Mariage, divorce, héritage, tutelle… aucun aspect de la réforme de la Moudawana (Code de la famille) ne fait l’unanimité. Une seule chose est sûre: «18 ans après sa promulgation, le temps est venu de réviser ce texte législatif», a souligné Charafat Afailal, membre du bureau politique du Parti du progrès et du socialisme (PPS) et ancienne ministre déléguée chargée de l’Eau au sein des gouvernements Benkirane 2 et El Othmani 1, lors de son passage à l’émission «Chahadat- Témoignages» de Le360.
Une réforme qui s’impose
L’urgence d’une telle réforme s’explique, selon la politicienne, par les dysfonctionnements qui entachent l’application de ce texte dans sa formule actuelle. «L’expérience de mise en œuvre du Code de la famille a fait preuve de dysfonctionnements structurels aux retombées majeures sur la famille et, surtout, sur les droits des femmes», étaye-t-elle.

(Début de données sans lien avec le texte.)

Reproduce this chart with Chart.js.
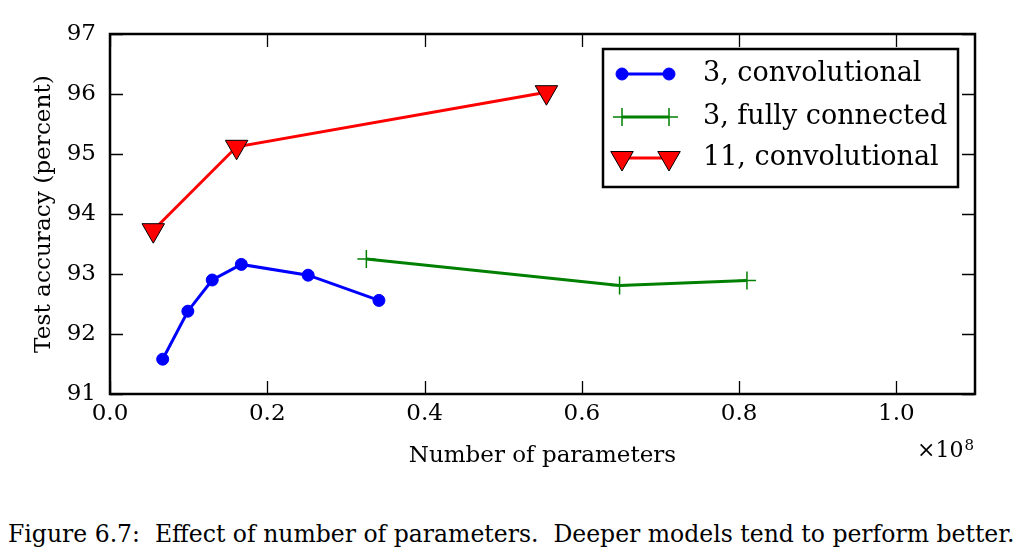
<!DOCTYPE html>
<html lang="en">
<head>
    <meta charset="UTF-8">
    <title>Effect of number of parameters</title>
    <style>
        body {
            margin: 0;
            background: #fff;
            width: 1027px;
            height: 555px;
            overflow: hidden;
            position: relative;
        }
        #chart-container {
            position: absolute;
            left: 0;
            top: 0;
            width: 1027px;
            height: 470px;
        }
        #caption {
            position: absolute;
            left: 8px;
            top: 523px;
            font-family: "DejaVu Serif", serif;
            font-size: 20px;
            line-height: 1;
            white-space: pre;
            color: #000;
        }
    </style>
    <script src="https://cdn.jsdelivr.net/npm/chart.js"></script>
</head>
<body>

    <div id="chart-container">
        <canvas id="paramsChart"></canvas>
    </div>
    <div id="caption">Figure 6.7:  Effect of number of parameters.  Deeper models tend to perform better.</div>

    <script>
        // x values are in units of 1e8 parameters (axis shows x10^8)
        var convX = [0.067, 0.099, 0.130, 0.167, 0.252, 0.342];
        var convY = [91.58, 92.38, 92.90, 93.16, 92.98, 92.56];
        var fcX = [0.326, 0.648, 0.810];
        var fcY = [93.25, 92.81, 92.89];
        var deepX = [0.055, 0.161, 0.555];
        var deepY = [93.73, 95.12, 96.03];
        var seriesNames = ["3, convolutional", "3, fully connected", "11, convolutional"];
        var xTitle = "Number of parameters";
        var yTitle = "Test accuracy (percent)";

        var serif = "'DejaVu Serif', serif";

        // stretch the caption to the same width as in the figure
        var caption = document.getElementById('caption');
        caption.style.fontSize = (20 * 1007 / caption.offsetWidth) + 'px';

        function points(xs, ys) {
            var out = [];
            for (var i = 0; i < xs.length; i++) {
                out.push({ x: xs[i], y: ys[i] });
            }
            return out;
        }

        // frame, inward ticks on all four sides, legend and the x10^8 offset text
        var framePlugin = {
            id: 'frame',
            afterDraw: function (chart) {
                var ctx = chart.ctx;
                var a = chart.chartArea;
                var xs = chart.scales.x, ys = chart.scales.y;
                var tl = 13;
                ctx.save();
                ctx.strokeStyle = '#000';
                ctx.lineWidth = 1.3;
                ctx.beginPath();
                xs.ticks.forEach(function (t) {
                    var px = Math.round(xs.getPixelForValue(t.value)) + 0.5;
                    ctx.moveTo(px, a.bottom); ctx.lineTo(px, a.bottom - tl);
                    ctx.moveTo(px, a.top); ctx.lineTo(px, a.top + tl);
                });
                ys.ticks.forEach(function (t) {
                    var py = Math.round(ys.getPixelForValue(t.value)) + 0.5;
                    ctx.moveTo(a.left, py); ctx.lineTo(a.left + tl, py);
                    ctx.moveTo(a.right, py); ctx.lineTo(a.right - tl, py);
                });
                ctx.stroke();
                ctx.lineWidth = 2.5;
                ctx.strokeRect(a.left, a.top, a.right - a.left, a.bottom - a.top);

                // legend box
                var bx = 603, by = 49, bw = 355, bh = 138;
                ctx.fillStyle = '#fff';
                ctx.fillRect(bx, by, bw, bh);
                ctx.lineWidth = 2.5;
                ctx.strokeRect(bx, by, bw, bh);
                var rows = [74, 117, 158];
                chart.data.datasets.forEach(function (ds, i) {
                    var y = rows[i];
                    ctx.strokeStyle = ds.borderColor;
                    ctx.lineWidth = ds.borderWidth;
                    ctx.beginPath();
                    ctx.moveTo(622, y);
                    ctx.lineTo(669, y);
                    ctx.stroke();
                    var style = {
                        pointStyle: ds.pointStyle,
                        rotation: ds.pointRotation || 0,
                        radius: ds.pointRadius,
                        borderWidth: ds.pointBorderWidth
                    };
                    [622, 669].forEach(function (px) {
                        ctx.fillStyle = ds.pointBackgroundColor;
                        ctx.strokeStyle = ds.pointBorderColor;
                        ctx.lineWidth = ds.pointBorderWidth;
                        Chart.helpers.drawPoint(ctx, style, px, y);
                    });
                    ctx.fillStyle = '#000';
                    ctx.font = '27px ' + serif;
                    ctx.textBaseline = 'middle';
                    ctx.textAlign = 'left';
                    ctx.fillText(ds.label, 703, y);
                });

                // offset text
                ctx.fillStyle = '#000';
                ctx.textBaseline = 'alphabetic';
                ctx.textAlign = 'left';
                ctx.font = '22px ' + serif;
                ctx.fillText('\u00d710', 917, 457);
                var w = ctx.measureText('\u00d710').width;
                ctx.font = '15px ' + serif;
                ctx.fillText('8', 917 + w + 1, 450);
                ctx.restore();
            }
        };

        var ctx = document.getElementById('paramsChart').getContext('2d');
        var paramsChart = new Chart(ctx, {
            type: 'scatter',
            data: {
                datasets: [{
                    label: seriesNames[0],
                    data: points(convX, convY),
                    showLine: true,
                    borderColor: '#0000ff',
                    borderWidth: 3,
                    pointStyle: 'circle',
                    pointRadius: 6,
                    pointBackgroundColor: '#0000ff',
                    pointBorderColor: '#0000ff',
                    pointBorderWidth: 1
                }, {
                    label: seriesNames[1],
                    data: points(fcX, fcY),
                    showLine: true,
                    borderColor: '#008000',
                    borderWidth: 3,
                    pointStyle: 'cross',
                    pointRadius: 9,
                    pointBackgroundColor: '#008000',
                    pointBorderColor: '#008000',
                    pointBorderWidth: 1.5
                }, {
                    label: seriesNames[2],
                    data: points(deepX, deepY),
                    showLine: true,
                    borderColor: '#ff0000',
                    borderWidth: 3,
                    pointStyle: 'triangle',
                    pointRotation: 180,
                    pointRadius: 13,
                    pointBackgroundColor: '#ff0000',
                    pointBorderColor: '#000000',
                    pointBorderWidth: 1
                }]
            },
            options: {
                responsive: true,
                maintainAspectRatio: false,
                animation: false,
                layout: {
                    padding: { left: 30, right: 52, top: 34, bottom: 0 }
                },
                plugins: {
                    legend: { display: false },
                    tooltip: { enabled: false }
                },
                scales: {
                    x: {
                        type: 'linear',
                        min: 0,
                        max: 1.1,
                        grid: { display: false, drawTicks: false },
                        border: { display: false },
                        ticks: {
                            stepSize: 0.2,
                            includeBounds: false,
                            padding: 6,
                            color: '#000',
                            font: { family: serif, size: 23 },
                            callback: function (v) { return v.toFixed(1); }
                        },
                        title: {
                            display: true,
                            text: xTitle,
                            color: '#000',
                            padding: 0,
                            font: { family: serif, size: 23 }
                        },
                        afterFit: function (scale) { scale.height = 76; }
                    },
                    y: {
                        min: 91,
                        max: 97,
                        grid: { display: false, drawTicks: false },
                        border: { display: false },
                        ticks: {
                            stepSize: 1,
                            padding: 14,
                            color: '#000',
                            font: { family: serif, size: 23 }
                        },
                        title: {
                            display: true,
                            text: yTitle,
                            color: '#000',
                            padding: 0,
                            font: { family: serif, size: 23.2 }
                        },
                        afterFit: function (scale) { scale.width = 80; }
                    }
                }
            },
            plugins: [framePlugin]
        });
    </script>

</body>
</html>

Un autre constat indéniable fait également la légitimité d’une telle réforme: le décalage entre le Code de la famille promulgué en 2004 et les dispositions de la Constitution de 2011, qui a fait de l’égalité un de ses principes fondamentaux.
«Le texte de la Moudawana actuel n’est plus en phase avec la Constitution. Il est aussi incohérent avec les conventions internationales ratifiées par le Maroc, notamment la Convention sur l’élimination de toutes les formes de discrimination à l’égard des femmes (CEDAW)», explique Charafat Afailal.
Loi sur l’héritage, le hic
Interrogée sur l’étendue que devrait prendre cette révision profonde longtemps attendue par une bonne partie de la société marocaine, Charafat Afailal répond: «Il ne faut pas qu’on ait peur de débattre de sujets qui constituent à ce jour des tabous.»
Autrement dit, il est également temps de réviser la Loi sur l’héritage. Cette loi qui est restée intouchable, malgré la succession des réformes du Code de la famille. Si aujourd’hui, un débat autour de cette loi s’impose, c’est que plusieurs de ses dispositions comportent «une sorte d’injustice envers les femmes», affirme l’ancienne ministre.
Lire aussi : Réforme de la Moudawana: le CNDH crée un groupe de réflexion et de proposition
Parmi ces dispositions, une est particulièrement, et régulièrement, critiquée: la règle de l’héritage par agnation, dite taâssib. En plus d’être considérée injuste et discriminatoire par les défenseurs des droits des femmes, cette règle fait également l’objet d’un débat dans les cercles religieux. «Une grande majorité des écoles du fiqh considère que ce mode d’héritage n’a pas un vrai fondement religieux», affirme Charafat Afailal.
Et de poursuivre: «Aujourd’hui, même au sein des écoles du fiqh et des institutions religieuses, il existe des voix qui appellent à une jurisprudence éclairée en la matière.»
« Faire mûrir» un consensus sociétal
Comme dans toutes les sociétés, chaque courant et chaque composante de la société marocaine conçoit différemment la réforme du Code de la famille, selon ses propres références. Cette différence, selon Charafat Afailal, ne doit en aucun cas mener à l’exclusion. «J’ai ma propre opinion, mais je ne considère pas que c’est ma vision qui doit prédominer», clame-t-elle.
Lire aussi : Réforme de la Moudawana: une dépolitisation s’impose
La politicienne insiste, ainsi, sur l’importance de mener un débat, de «s’écouter les uns les autres, et surtout ne pas criminaliser l’opinion d’autrui». L’objectif est de «faire mûrir un consensus sociétal autour de la réforme du Code de la famille, afin d’introduire un nouveau texte qui garantit les droits constitutionnels et universels des femmes, qui tient compte du meilleur intérêt de l’enfant, et qui protège aussi les droits des hommes».